L’hypothèse est que la politique du nudge par l’incitation (Ricoeur 1949) peut se caractériser par la préséance du savoir-faire sur la modalité du vouloir-faire, un des défis consistant à articuler l’incitation avec la séduction par le savoir-faire (Greimas & Courtés 1979 : 221). Ainsi, la « motivation » (Fontanille 2003 [1998] : 179) singulière ne serait pas nécessairement antérieure ; elle pourrait être la conséquence d’un pouvoir-faire et d’un savoir-faire collectifs, témoignant d’un certain cadre social.
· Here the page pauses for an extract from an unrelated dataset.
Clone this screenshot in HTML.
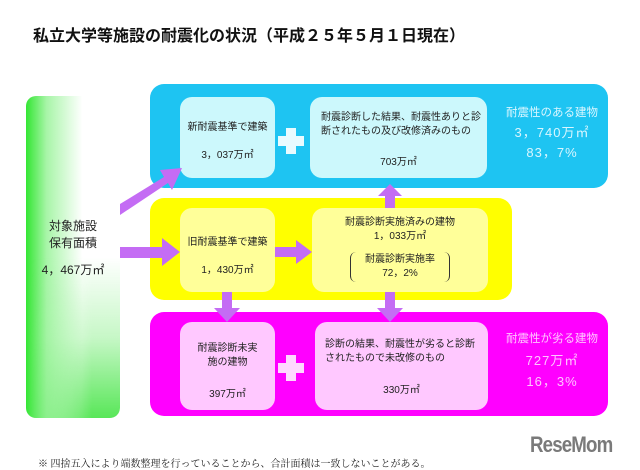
<!DOCTYPE html>
<html><head><meta charset="utf-8"><style>
*{margin:0;padding:0;box-sizing:border-box}
body{width:640px;height:470px;background:#fff;position:relative;overflow:hidden;font-family:"Liberation Sans","Noto Sans CJK JP",sans-serif;color:#222}
.a{position:absolute}
.panel{position:absolute;border-radius:14px}
.box{position:absolute;border-radius:12px;font-size:10px;text-align:center;line-height:14px}
</style></head><body>
<div class="a" style="left:33px;top:22px;font-size:16px;font-weight:bold;color:#111;letter-spacing:0px">私立大学等施設の耐震化の状況（平成２５年５月１日現在）</div>

<div class="panel" style="left:26px;top:96px;width:94px;height:322px;border-radius:10px;background:linear-gradient(90deg,#33e633 0%,#a8f5a8 22%,#fff 60%,#fff 100%)"></div>
<div class="panel" style="left:26px;top:96px;width:94px;height:322px;border-radius:10px;background:linear-gradient(0deg,rgba(70,228,70,0.9) 0%,rgba(130,238,130,0.45) 25%,rgba(255,255,255,0) 50%);-webkit-mask-image:linear-gradient(90deg,transparent 0%,black 70%);mask-image:linear-gradient(90deg,transparent 0%,black 70%)"></div>
<div class="a" style="left:26px;top:218px;width:94px;text-align:center;font-size:12px;line-height:17px;color:#222">対象施設<br>保有面積<div style="margin-top:10px">4，467万㎡</div></div>

<div class="panel" style="left:150px;top:84px;width:458px;height:104px;background:#1ec4f2"></div>
<div class="panel" style="left:150px;top:198px;width:362px;height:102px;background:#ffff00"></div>
<div class="panel" style="left:150px;top:312px;width:458px;height:104px;background:#ff00ff"></div>

<div class="box" style="left:180px;top:97px;width:95px;height:81px;background:#ccf8fc;padding-top:24px">新耐震基準で建築<div style="margin-top:14px">3，037万㎡</div></div>
<div class="box" style="left:310px;top:97px;width:177px;height:81px;background:#ccf8fc;padding-top:14px;text-align:left;padding-left:11px">耐震診断した結果、耐震性ありと診<br>断されたもの及び改修済みのもの<div style="margin-top:17px;text-align:center;padding-right:11px">703万㎡</div></div>
<div class="a" style="left:496px;top:103px;width:112px;text-align:center;color:#d8f6ff;font-size:11.5px;line-height:20px">耐震性のある建物<div style="font-size:13px;letter-spacing:1px">3，740万㎡</div><div style="font-size:13px;letter-spacing:1px">83，7%</div></div>

<div class="box" style="left:180px;top:208px;width:95px;height:84px;background:#ffff99;padding-top:28px">旧耐震基準で建築<div style="margin-top:14px">1，430万㎡</div></div>
<div class="box" style="left:312px;top:208px;width:176px;height:84px;background:#ffff99;padding-top:8px">耐震診断実施済みの建物<br>1，033万㎡
<div style="position:relative;margin:8px auto 0;width:100px;height:30px;border-left:1px solid #333;border-right:1px solid #333;border-radius:6px;line-height:14px;padding-top:1px">耐震診断実施率<br>72，2%</div></div>

<div class="box" style="left:180px;top:322px;width:95px;height:88px;background:#ffc8ff;padding-top:20px">耐震診断未実<br>施の建物<div style="margin-top:18px">397万㎡</div></div>
<div class="box" style="left:315px;top:322px;width:173px;height:88px;background:#ffc8ff;padding-top:16px;text-align:left;padding-left:10px">診断の結果、耐震性が劣ると診断<br>されたもので未改修のもの<div style="margin-top:18px;text-align:center;padding-right:10px">330万㎡</div></div>
<div class="a" style="left:496px;top:329px;width:112px;text-align:center;color:#ffc4ff;font-size:11.5px;line-height:21px">耐震性が劣る建物<div style="font-size:13px;letter-spacing:1px">727万㎡</div><div style="font-size:13px;letter-spacing:1px">16，3%</div></div>

<div class="a" style="left:286px;top:128px;width:10px;height:26px;background:#e8fbff"></div>
<div class="a" style="left:278px;top:136px;width:26px;height:10px;background:#e8fbff"></div>
<div class="a" style="left:286px;top:355px;width:10px;height:26px;background:#ffd8ff"></div>
<div class="a" style="left:278px;top:363px;width:26px;height:10px;background:#ffd8ff"></div>

<svg class="a" style="left:0;top:0" width="640" height="470">
<g fill="#c46cf4">
<polygon points="120,204 120,215 168,183 172,190 182,168 160,170 164,177"/>
<polygon points="120,247 120,258 162,258 162,266 180,252 162,238 162,247"/>
<polygon points="275,247 275,257 296,257 296,264 312,252 296,240 296,247"/>
<polygon points="385,208 395,208 395,196 402,196 390,184 378,196 385,196"/>
<polygon points="222,292 232,292 232,308 240,308 227,322 214,308 222,308"/>
<polygon points="385,292 395,292 395,308 403,308 390,322 377,308 385,308"/>
</g>
</svg>

<div class="a" style="left:530px;top:432px;font-size:22px;font-weight:bold;color:#7a7a7a;letter-spacing:-1px;transform:scaleX(0.85);transform-origin:left">ReseMom</div>
<div class="a" style="left:38px;top:455px;font-family:'Liberation Serif','Noto Serif CJK SC',serif;font-size:10px;color:#222">※ 四捨五入により端数整理を行っていることから、合計面積は一致しないことがある。</div>
</body></html>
On pourra évaluer la part prise par les instruments qui modalisent le futur sujet selon le savoir-faire, par exemple les interfaces numériques dédiées aux technologies smart-grids ou réseaux électriques communicants (Lassalle, Amelot, Chauvin, Boutet-Diéye 2016).
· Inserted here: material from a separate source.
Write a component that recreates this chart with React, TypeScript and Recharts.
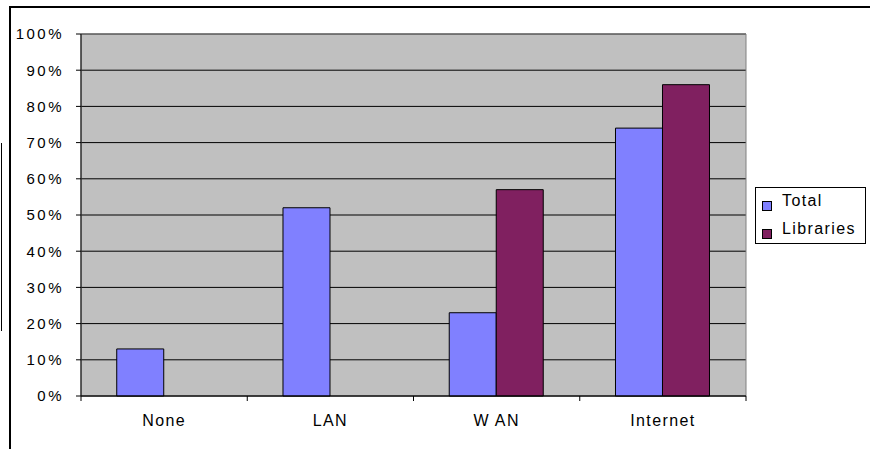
import React from 'react';
import {
  BarChart,
  Bar,
  XAxis,
  YAxis,
  CartesianGrid,
  ReferenceArea,
} from 'recharts';

// Network access categories and shares (fractions of 1)
const categories = ['None', 'LAN', 'W AN', 'Internet'];
const totalValues = [0.13, 0.52, 0.23, 0.74];
const libraryValues = [0, 0, 0.57, 0.86];
const yTicks = [0, 0.1, 0.2, 0.3, 0.4, 0.5, 0.6, 0.7, 0.8, 0.9, 1];
const seriesNames = ['Total', 'Libraries'];

const data = categories.map((name, i) => ({
  name,
  total: totalValues[i],
  libraries: libraryValues[i],
}));

const W = 870;
const H = 449;
const PLOT_LEFT = 81;
const PLOT_RIGHT = 746;
const PLOT_BOTTOM = 396;
const BAND = (PLOT_RIGHT - PLOT_LEFT) / categories.length;

const FONT = '"Liberation Sans", Arial, sans-serif';
const TOTAL_COLOR = '#8080FF';
const LIB_COLOR = '#802060';
const COLORS = [TOTAL_COLOR, LIB_COLOR];

// x-axis tick: label centred, tick marks on category boundaries (Excel style)
const CategoryTick = (props: any) => {
  const { x, payload, index } = props;
  const left = x - BAND / 2;
  const right = x + BAND / 2;
  return (
    <g>
      <line x1={left} y1={PLOT_BOTTOM} x2={left} y2={PLOT_BOTTOM + 5} stroke="#000" />
      {index === categories.length - 1 && (
        <line x1={right} y1={PLOT_BOTTOM} x2={right} y2={PLOT_BOTTOM + 5} stroke="#000" />
      )}
      <text
        x={x}
        y={PLOT_BOTTOM + 30}
        textAnchor="middle"
        fontSize={16}
        letterSpacing={1.4}
        fontFamily={FONT}
        fill="#000"
      >
        {payload.value}
      </text>
    </g>
  );
};

const LegendBox = () => (
  <div
    style={{
      position: 'absolute',
      left: 755,
      top: 187,
      width: 111,
      height: 57,
      border: '1px solid #000',
      background: '#fff',
      boxSizing: 'border-box',
    }}
  >
    {seriesNames.map((label, i) => (
      <React.Fragment key={label}>
        <span
          style={{
            position: 'absolute',
            left: 6,
            top: 13 + i * 28,
            width: 8,
            height: 8,
            background: COLORS[i],
            border: '1px solid #000',
          }}
        />
        <span
          style={{
            position: 'absolute',
            left: 26,
            top: 3 + i * 28,
            fontFamily: FONT,
            fontSize: 16,
            letterSpacing: 1.4,
            lineHeight: '20px',
            whiteSpace: 'nowrap',
          }}
        >
          {label}
        </span>
      </React.Fragment>
    ))}
  </div>
);

export default function App() {
  return (
    <div style={{ position: 'absolute', left: 0, top: 0, width: W, height: H, background: '#fff', overflow: 'hidden' }}>
      <div style={{ position: 'absolute', left: 0, top: 0 }}>
        <BarChart
          width={W}
          height={H}
          data={data}
          margin={{ top: 34, right: W - PLOT_RIGHT, bottom: H - PLOT_BOTTOM - 30, left: PLOT_LEFT - 70 }}
          barCategoryGap="21.5%"
          barGap={0}
        >
          <CartesianGrid
            fill="#C0C0C0"
            fillOpacity={1}
            stroke="#000"
            vertical={false}
          />
          <ReferenceArea y1={0} y2={1} fill="none" stroke="#808080" strokeWidth={1} ifOverflow="visible" />
          <XAxis
            dataKey="name"
            axisLine={{ stroke: '#000' }}
            tickLine={false}
            tick={<CategoryTick />}
            interval={0}
            height={30}
          />
          <YAxis
            domain={[0, 1]}
            ticks={yTicks}
            width={70}
            tickFormatter={(v: number) => `${Math.round(v * 100)}%`}
            axisLine={{ stroke: '#000' }}
            tickLine={{ stroke: '#000' }}
            tickSize={5}
            tickMargin={12}
            tick={{ fontSize: 15, fill: '#000', fontFamily: FONT, letterSpacing: 2.5 }}
          />
          <Bar dataKey="total" fill={TOTAL_COLOR} stroke="#000" strokeWidth={1} isAnimationActive={false} />
          <Bar dataKey="libraries" fill={LIB_COLOR} stroke="#000" strokeWidth={1} isAnimationActive={false} />
        </BarChart>
      </div>
      <LegendBox />
      {/* outer frame lines, drawn on top */}
      <svg width={W} height={H} style={{ position: 'absolute', left: 0, top: 0, pointerEvents: 'none' }}>
        <rect x={9} y={6} width={2} height={H - 6} fill="#000" />
        <rect x={9} y={6} width={W - 9} height={2} fill="#000" />
        <rect x={1} y={143} width={1} height={188} fill="#000" />
      </svg>
    </div>
  );
}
Ensuite, il faudra s’interroger sur la séquence qui fournit un plan d’expression au faire incitatif : la phase de l’intéressement, c’est-à-dire de l’attraction exercée sur l’instance sensible, à distinguer encore du vouloir-faire et de la gestion des intérêts ; celle d’une configuration des instruments qui rende possible une interaction avec l’instance sujet efficiente, grâce à un double processus d’instrumentation (de l’objet vers le sujet : émergence de schèmes d’utilisation) et d’instrumentalisation (du sujet vers l’objet : reconfiguration et créativité ou invention) (Lassalle, Amelot, Chauvin, Boutet-Diéye 2016 ; Rabardel 1995).

Enfin, parlera-t-on d’un imaginaire véhiculé par la notion de nudge ? Celle de pression, insuffisamment théorisée, pourra être questionnée à la lumière de celle d’influence, entre contraintes et ouverture de possibles.

Concrètement, la réflexion s’appuiera sur des exemples empruntés au domaine de la protection de l’environnement, la confrontation des différents régimes de la manipulation me conduisant à prendre également en considération le texte de la Charte de l’environnement.

 

Bibliographie

  • Greimas, Algirdas Julien, Courtés, Joseph, 1979, Sémiotique. Dictionnaire raisonné de la théorie du langage, Paris, Hachette.
  • Fontanille, Jacques, 2003 [1998], Sémiotique du discours, Limoges, Pulim.
  • Landowski, Eric, 2007, « Avant-propos : ajustements stratégiques », Actes sémiotiques, n° 110. Disponible sur : <http://epublications.unilim.fr/revues/as/66> (consulté le 29/01/2019).
  • Lassalle, Julie, Amelot, Adelaïde, Chauvin, Christine, Boutet-Diéye, Annabelle, 2016, « De l’artefact à la naissance de l’instrument pour la maîtrise de la consommation d’électricité : approche ergo-sociologique de la genèse instrumentale des smart-grids », Activités, no 13-2.
  • Rabardel, Pierre, 1995, Les hommes et les technologies ; approche cognitive des instruments contemporains, Paris, Armand Colin.
  • Ricoeur, Paul, 1949, Philosophie de la volonté. Le volontaire et l’involontaire, Paris, Aubier.